The requirements are only to pass the certification and include Google Mobile Services. This doesn’t affect Open OS, right, but Fairphone doesn’t have the resources to maintain two different OSes at the same time (see @Douwe’s self quote above)

In other words: Android can run without meeting all requirements, but if you want to ship a phone with Google services, you’ll need to fulfill the requirements. As has been discussed here often, shipping a phone without Google services is a no-go for the vast majority of Fairphone’s customers.

Splitting the OS into two branches - one on Android 6 and one on Android 7/8/9/…, is something that would require too much time from the devs, so won’t happen. But even if the devs had infinite time to spend, there are more issues surrounding the proprietary parts of the OS. Here’s my take on what’s going on (which is likely to not be 100% accurate)

These are the bits of code that allow the operating system to talk to the hardware in the phone, and are supplied by the platform vendor in machine-readable form (i.e. not as modifiable source code). Which brings us to:

It isn’t clear what access Fairphone themselves have to the underlying code, but in most cases phone builders will only get the binaries. It took years negotiate access to the code underlying the FP1 binaries (only when the chipset was way out of date did FP get access in way that they cannot release the code itself), and even then updating the code to a newer version wasn’t successful. Updating to a newer version may require changes in the binaries that will need to be implemented by the chipset vendor (or access to the source code). If the chipset is missing features that Google deems necessary for newer version of Android, it becomes less likely that the chipset vendor will put in the effort to provide the updates. Same goes for if you have a smaller number of devices.

The binary licensing issue is one that ended being discussed on the forum in terms of what it meant for custom mods (see here). In short, Fairphone does redistribute them, but only for non-commercial use on a Fairphone 2.
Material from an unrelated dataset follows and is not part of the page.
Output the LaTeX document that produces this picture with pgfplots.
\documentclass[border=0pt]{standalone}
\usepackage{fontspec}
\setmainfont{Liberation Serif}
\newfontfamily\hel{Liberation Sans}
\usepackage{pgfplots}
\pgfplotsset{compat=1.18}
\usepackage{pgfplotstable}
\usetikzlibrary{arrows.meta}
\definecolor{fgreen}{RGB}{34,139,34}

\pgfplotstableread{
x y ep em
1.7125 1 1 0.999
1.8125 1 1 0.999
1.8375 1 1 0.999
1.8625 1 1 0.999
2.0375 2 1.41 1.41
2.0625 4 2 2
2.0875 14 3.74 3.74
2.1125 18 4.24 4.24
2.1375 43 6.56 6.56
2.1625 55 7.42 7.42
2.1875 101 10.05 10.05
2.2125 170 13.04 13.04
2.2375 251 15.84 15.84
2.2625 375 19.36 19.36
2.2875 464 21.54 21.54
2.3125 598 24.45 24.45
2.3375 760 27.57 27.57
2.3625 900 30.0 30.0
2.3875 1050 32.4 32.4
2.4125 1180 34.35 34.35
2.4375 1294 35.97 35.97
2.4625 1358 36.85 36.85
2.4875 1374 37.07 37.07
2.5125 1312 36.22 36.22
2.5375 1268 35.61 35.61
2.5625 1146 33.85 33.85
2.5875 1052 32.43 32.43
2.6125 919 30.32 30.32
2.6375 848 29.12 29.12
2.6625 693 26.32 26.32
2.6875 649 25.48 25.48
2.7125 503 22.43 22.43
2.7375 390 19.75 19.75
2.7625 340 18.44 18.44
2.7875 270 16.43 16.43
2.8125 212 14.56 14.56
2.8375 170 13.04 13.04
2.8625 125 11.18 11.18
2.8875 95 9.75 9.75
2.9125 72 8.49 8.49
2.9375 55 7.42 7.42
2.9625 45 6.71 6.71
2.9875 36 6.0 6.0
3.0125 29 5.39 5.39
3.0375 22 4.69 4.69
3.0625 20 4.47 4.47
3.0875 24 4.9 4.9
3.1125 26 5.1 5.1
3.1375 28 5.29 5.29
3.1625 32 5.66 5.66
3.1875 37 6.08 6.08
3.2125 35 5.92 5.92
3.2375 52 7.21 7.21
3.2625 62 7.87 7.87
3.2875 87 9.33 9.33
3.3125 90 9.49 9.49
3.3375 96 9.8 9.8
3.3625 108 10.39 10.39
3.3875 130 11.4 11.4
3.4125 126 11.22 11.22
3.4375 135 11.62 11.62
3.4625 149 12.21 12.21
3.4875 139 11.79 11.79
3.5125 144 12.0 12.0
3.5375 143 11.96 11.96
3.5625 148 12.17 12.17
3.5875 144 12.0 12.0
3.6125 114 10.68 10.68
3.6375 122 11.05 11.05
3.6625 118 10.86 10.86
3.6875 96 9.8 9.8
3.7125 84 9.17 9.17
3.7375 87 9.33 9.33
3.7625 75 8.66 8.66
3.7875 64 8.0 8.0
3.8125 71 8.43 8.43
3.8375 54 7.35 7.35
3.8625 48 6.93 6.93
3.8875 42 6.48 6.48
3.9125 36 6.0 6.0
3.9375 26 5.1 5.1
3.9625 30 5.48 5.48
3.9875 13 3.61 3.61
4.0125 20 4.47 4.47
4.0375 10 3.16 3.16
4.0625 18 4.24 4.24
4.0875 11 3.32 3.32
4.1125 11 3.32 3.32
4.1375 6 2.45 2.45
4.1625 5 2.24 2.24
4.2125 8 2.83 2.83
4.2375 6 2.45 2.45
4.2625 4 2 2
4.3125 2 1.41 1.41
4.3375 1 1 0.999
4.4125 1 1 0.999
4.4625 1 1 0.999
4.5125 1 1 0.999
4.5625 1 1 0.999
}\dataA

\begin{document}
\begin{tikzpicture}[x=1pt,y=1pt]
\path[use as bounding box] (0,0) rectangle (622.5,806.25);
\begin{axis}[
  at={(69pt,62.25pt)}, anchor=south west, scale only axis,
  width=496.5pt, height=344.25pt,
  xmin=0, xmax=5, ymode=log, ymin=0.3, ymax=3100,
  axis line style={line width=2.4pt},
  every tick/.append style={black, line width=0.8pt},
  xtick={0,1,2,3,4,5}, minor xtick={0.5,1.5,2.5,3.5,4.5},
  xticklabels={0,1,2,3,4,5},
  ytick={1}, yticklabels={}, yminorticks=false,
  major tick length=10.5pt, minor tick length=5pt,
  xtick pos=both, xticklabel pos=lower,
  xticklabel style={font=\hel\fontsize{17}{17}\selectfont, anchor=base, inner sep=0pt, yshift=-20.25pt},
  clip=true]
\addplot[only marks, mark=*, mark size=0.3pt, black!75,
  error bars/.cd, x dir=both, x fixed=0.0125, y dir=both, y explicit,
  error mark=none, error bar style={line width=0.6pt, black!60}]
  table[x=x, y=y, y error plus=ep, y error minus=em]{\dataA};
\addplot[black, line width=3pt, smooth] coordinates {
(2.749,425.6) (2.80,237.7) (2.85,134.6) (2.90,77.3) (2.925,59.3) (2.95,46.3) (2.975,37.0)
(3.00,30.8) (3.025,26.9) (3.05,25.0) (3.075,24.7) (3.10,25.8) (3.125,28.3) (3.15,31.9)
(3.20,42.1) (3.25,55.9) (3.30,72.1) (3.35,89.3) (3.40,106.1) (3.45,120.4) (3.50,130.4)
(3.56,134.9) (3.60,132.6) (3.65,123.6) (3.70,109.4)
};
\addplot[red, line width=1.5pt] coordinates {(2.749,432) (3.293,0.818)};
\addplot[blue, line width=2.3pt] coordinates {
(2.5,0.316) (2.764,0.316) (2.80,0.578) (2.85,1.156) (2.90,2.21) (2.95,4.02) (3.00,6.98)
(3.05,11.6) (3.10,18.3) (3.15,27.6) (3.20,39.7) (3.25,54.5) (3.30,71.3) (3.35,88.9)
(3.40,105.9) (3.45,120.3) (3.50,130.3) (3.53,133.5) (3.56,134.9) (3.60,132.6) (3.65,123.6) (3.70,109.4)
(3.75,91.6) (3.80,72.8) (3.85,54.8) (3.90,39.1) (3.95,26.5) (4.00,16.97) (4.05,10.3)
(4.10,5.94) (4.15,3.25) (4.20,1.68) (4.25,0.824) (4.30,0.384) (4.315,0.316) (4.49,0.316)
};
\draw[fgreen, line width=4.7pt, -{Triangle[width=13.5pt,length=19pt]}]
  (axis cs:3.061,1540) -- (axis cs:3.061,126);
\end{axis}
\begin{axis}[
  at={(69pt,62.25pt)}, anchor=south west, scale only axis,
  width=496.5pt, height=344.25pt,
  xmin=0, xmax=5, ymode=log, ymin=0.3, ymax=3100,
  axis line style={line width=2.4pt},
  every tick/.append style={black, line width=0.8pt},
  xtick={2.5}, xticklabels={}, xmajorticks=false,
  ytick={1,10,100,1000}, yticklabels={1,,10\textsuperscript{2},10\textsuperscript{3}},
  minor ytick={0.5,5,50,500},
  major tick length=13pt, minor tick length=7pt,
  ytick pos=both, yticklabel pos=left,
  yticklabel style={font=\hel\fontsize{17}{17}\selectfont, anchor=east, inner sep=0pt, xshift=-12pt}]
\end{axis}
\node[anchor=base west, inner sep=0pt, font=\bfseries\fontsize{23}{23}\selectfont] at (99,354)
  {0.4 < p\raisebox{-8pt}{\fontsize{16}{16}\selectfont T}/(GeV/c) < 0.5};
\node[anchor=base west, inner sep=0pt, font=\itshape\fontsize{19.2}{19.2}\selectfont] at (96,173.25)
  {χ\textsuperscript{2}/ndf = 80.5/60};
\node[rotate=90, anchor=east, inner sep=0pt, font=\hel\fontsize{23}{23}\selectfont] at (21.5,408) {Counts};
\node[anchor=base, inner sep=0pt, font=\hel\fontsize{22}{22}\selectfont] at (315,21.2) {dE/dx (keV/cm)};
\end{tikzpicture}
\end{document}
Why does that matter? Extracting and using binaries a bit of a grey area, and legal won’t like it - let alone that you risk the wrath of the platform vendor that may stop official support and/or no longer sell you chips. And then we haven’t even mentioned distributing anything you don’t have express permission for. If you don’t buy chips and don’t sell your software or devices that run your software (like LineageOS) this is less of an issue. So some lineage ports are adapted around the binaries originally shipped with the phone, some will use binaries from other devices with a comparable chipset. In some cases this means that you can get features to work for which licensing wasn’t in place in the first place (example), which lineageOS themselves don’t directly do (activated only for devices for which support was present in stock OS).

All in all it becomes too risky/too much effort in a legal, development, and support sense (there’s no chipset vendor support for testing, so more chances you break some rare use case, and getting stuff fixed - think also about stuff like meltdown patches) for a company to take it on. A community-based effort is a different thing - the risks and responsibilities stay with the users.